An . . .ti . . . ci . . . pa. . . tion

Tiger, tiger, burning bright

Love ’em or loathe ’em, puzzles and puzzling have a particular niche in people’s minds. We usually try to have a large puzzle ready or even on the go for family Christmases. I’d guess we split fairly evenly between those who become fascinated by the search-and-see approach and those who are only faintly bemused by the slowly revealed image.

This year it was a tiger’s turn, a present from a dear friend who has extended family and knows about the joys of time lost, time shared, in concentration. In another year we did one of a hundred or so mushrooms. You begin to appreciate how an image might be chosen for its capacity to enthral and frustrate in equal measure. This tiger now, it was fiendish but fun!

One of the things about puzzles of 1000 pieces or more is the question of the missing piece. I’ve spent too much time looking for a specific piece over and over through all the colour-sorted array, only to discover the piece I’m searching for on the floor! So when we had finished the tiger, exclaiming in delight over its idiosyncrasies, our perseverance, and the total absence of any missing pieces as the last one was put in and tapped for good luck, we puzzler participants, we put it carefully back into its box and started on another one: the grey stone city of Edinburgh in faux-3D, with streets, attraction names, green trees and parks. But by this time, the kitchen table was no longer suitable as it was needed for other purposes, like eating.

I found a solution to a puzzle problem that has long bedevilled families: how to deal with a semi-finished puzzle when the flat space is needed for something else. This carrying case, designed for 1000 piece puzzles, is really very clever:

The City of Edinburgh was proving more challenging than we had thought; it wasn’t even a third complete before it was time to say goodbye to far-flung family. So we wrapped the project up in the new handy carry-case and it made the trip back to Edinburgh.

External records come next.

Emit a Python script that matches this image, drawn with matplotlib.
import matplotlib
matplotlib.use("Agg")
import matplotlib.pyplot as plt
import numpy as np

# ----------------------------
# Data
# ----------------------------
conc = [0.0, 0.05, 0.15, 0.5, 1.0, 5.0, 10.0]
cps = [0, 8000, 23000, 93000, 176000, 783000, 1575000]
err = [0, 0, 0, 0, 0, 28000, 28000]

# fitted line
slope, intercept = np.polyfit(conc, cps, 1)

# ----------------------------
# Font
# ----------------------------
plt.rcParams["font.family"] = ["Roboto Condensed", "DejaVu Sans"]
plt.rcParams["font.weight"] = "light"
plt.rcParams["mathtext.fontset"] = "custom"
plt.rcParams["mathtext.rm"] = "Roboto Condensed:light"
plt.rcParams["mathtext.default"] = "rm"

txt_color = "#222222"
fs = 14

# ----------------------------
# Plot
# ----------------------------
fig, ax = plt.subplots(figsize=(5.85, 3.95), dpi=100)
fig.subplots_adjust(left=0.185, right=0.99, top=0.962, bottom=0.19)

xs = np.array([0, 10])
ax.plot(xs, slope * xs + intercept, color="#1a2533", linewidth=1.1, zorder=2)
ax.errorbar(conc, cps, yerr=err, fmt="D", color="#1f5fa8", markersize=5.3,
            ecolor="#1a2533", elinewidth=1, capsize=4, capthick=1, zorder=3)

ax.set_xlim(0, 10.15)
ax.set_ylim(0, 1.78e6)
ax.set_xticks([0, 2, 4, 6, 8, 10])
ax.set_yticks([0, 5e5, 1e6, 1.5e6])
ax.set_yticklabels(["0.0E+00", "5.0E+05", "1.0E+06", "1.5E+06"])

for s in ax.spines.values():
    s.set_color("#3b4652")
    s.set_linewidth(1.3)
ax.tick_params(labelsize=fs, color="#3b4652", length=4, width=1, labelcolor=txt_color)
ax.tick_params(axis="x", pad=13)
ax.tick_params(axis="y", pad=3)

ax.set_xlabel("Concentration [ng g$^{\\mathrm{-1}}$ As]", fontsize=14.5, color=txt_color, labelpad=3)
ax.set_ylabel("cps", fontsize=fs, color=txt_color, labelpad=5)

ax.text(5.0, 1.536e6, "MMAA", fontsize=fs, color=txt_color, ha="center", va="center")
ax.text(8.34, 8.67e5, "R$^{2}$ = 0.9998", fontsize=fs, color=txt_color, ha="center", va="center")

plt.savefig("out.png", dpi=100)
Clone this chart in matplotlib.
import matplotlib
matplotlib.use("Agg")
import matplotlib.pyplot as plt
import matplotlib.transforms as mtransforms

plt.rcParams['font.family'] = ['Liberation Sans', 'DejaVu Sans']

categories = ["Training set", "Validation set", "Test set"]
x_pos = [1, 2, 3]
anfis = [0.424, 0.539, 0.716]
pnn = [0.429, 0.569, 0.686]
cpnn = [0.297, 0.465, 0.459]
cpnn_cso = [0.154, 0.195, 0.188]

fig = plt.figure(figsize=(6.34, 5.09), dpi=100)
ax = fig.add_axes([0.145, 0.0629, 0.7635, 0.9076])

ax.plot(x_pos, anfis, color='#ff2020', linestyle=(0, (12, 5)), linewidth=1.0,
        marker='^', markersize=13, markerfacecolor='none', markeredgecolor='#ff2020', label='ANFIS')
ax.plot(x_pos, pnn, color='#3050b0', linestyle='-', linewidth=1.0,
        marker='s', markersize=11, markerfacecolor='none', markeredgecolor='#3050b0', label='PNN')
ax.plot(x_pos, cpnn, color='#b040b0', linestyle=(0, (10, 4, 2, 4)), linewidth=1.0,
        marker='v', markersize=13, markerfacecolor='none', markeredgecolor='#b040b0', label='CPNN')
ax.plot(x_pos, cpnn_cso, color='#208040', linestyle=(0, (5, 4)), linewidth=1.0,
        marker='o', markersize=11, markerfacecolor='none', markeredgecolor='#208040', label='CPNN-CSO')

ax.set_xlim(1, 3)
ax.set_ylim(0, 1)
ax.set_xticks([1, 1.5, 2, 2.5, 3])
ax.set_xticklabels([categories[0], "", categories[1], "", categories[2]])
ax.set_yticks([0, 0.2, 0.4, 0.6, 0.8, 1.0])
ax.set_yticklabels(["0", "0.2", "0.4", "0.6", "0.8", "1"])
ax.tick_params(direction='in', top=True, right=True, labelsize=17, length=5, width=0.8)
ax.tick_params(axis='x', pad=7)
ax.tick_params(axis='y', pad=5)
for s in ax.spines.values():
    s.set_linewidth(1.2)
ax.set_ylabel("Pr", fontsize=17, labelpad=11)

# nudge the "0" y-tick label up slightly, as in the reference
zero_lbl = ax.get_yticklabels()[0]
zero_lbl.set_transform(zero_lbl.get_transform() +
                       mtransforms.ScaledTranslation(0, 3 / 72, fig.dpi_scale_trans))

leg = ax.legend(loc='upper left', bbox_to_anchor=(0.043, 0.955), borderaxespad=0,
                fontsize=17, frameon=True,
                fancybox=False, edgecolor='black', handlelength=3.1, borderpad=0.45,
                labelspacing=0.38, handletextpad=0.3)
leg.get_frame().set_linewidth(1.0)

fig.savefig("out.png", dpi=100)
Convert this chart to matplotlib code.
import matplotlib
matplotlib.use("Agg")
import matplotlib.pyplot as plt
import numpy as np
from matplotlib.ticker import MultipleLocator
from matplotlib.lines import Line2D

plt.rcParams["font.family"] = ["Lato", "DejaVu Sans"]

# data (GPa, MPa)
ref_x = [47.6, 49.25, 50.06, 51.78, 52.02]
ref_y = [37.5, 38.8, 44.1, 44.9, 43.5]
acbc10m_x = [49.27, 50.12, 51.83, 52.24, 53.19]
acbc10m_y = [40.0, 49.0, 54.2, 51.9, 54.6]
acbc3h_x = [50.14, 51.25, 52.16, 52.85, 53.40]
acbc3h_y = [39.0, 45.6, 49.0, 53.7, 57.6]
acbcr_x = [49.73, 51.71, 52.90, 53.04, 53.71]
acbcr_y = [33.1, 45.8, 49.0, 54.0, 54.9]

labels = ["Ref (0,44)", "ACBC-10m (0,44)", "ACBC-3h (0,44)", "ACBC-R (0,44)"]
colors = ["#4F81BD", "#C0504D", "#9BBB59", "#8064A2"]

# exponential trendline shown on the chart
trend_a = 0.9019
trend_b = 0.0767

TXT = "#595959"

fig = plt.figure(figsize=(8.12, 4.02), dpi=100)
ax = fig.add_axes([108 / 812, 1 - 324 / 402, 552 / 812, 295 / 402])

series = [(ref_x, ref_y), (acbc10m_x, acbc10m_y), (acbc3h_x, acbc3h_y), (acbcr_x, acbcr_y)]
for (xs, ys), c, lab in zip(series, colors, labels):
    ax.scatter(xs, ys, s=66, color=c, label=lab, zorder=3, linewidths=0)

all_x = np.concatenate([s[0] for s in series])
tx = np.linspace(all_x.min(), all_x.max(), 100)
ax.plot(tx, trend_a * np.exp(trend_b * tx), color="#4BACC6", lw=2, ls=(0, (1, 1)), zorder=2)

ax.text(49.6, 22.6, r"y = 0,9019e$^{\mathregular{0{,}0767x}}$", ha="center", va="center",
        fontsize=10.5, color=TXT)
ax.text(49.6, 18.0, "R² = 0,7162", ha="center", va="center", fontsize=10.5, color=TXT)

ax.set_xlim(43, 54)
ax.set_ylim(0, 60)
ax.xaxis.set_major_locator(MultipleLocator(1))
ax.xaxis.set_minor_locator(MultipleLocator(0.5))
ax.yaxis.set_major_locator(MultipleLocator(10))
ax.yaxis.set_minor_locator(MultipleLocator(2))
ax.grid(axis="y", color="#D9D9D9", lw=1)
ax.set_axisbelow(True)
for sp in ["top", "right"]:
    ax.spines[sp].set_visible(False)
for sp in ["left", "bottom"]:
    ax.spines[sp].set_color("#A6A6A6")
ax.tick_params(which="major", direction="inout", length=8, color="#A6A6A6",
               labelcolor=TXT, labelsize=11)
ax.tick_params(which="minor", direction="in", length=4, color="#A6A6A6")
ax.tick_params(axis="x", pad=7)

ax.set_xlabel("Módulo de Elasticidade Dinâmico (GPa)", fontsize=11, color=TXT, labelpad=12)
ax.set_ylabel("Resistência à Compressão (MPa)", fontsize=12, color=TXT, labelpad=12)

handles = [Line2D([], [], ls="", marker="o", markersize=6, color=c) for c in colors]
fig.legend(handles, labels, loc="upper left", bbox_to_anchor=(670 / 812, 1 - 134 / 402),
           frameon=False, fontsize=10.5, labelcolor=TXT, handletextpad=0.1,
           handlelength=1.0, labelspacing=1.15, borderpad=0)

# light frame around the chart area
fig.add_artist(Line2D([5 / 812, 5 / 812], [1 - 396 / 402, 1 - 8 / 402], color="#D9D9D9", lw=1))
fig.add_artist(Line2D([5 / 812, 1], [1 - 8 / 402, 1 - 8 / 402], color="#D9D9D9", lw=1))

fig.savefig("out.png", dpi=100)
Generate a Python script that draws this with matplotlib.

I think it was nearly a month later when the wail came through WhatsApp: there’s a piece missing! The puzzle was finally finished, but what a sinking feeling in the puzzlers’ stomachs. I wondered if somehow that piece had been misplaced here before it was wrapped for travel. The visiting kitties had definitely been having fun with the scattered pieces. On hands and knees, I searched the floor that I’d hoovered, with our new Dyson Animal-2, over several weekend chore stints already. I didn’t see how it was possible I’d missed it, or, worse thought, that it had been scarfed up by the vacuum and was now in a land-fill somewhere, not until I turned out an overlapping carpet edge and found a puzzle piece insinuated into the gap. Ah ha!

Word filtered back from the city that the piece had arrived, though by that time the City of Edinburgh had been returned to its box. So the complete puzzle has never actually been seen in its entire whole, even yet.

That will have to be a joy to anticipate at another family gathering, then.

2 responses to “An . . .ti . . . ci . . . pa. . . tion”

  1. Larry, As always your writing provokes thought & thoughts. Does every family have a jigsaw story? Many years ago we hosted a family picnic. I helped entertain extended family with a 500 piece jigsaw puzzle for completion. Just the right # of pieces for the time we had together. Last moments. People leaving. Brother-in-law completes. Well almost. Just 2 pieces missing. Frantic search. Nothing found. Our oldest dog walks by table at head level. H-m-m-m? Did she? Probably not. Nothing there that would interest a dog.

    A day later I found both pieces when I was “cleaning up” the backyard. Not hoovering but shoveling. Even if the pieces could have been sterilized they were no longer in a usable condition. I guessed that the glue between the many layers of the cardboard might have had flavor that appealed to Coco’s doggy palate. Whenever I had a puzzle out for group completion I warned guests not to put loose pieces at the edge of the table.


  2. Great story Henry! And yuk, that puzzle would have to be consigned to the bin, for sure. I was just chatting with my brothers over there in North America about puzzles, and my progress on the puzzle that is developing in my third novel as I try to bring things together while keeping the momentum going. It’s a very intriguing time in a novel’s creation, but also fraught with worry: can I really make it work? Time will tell. Keep thinking, eh?!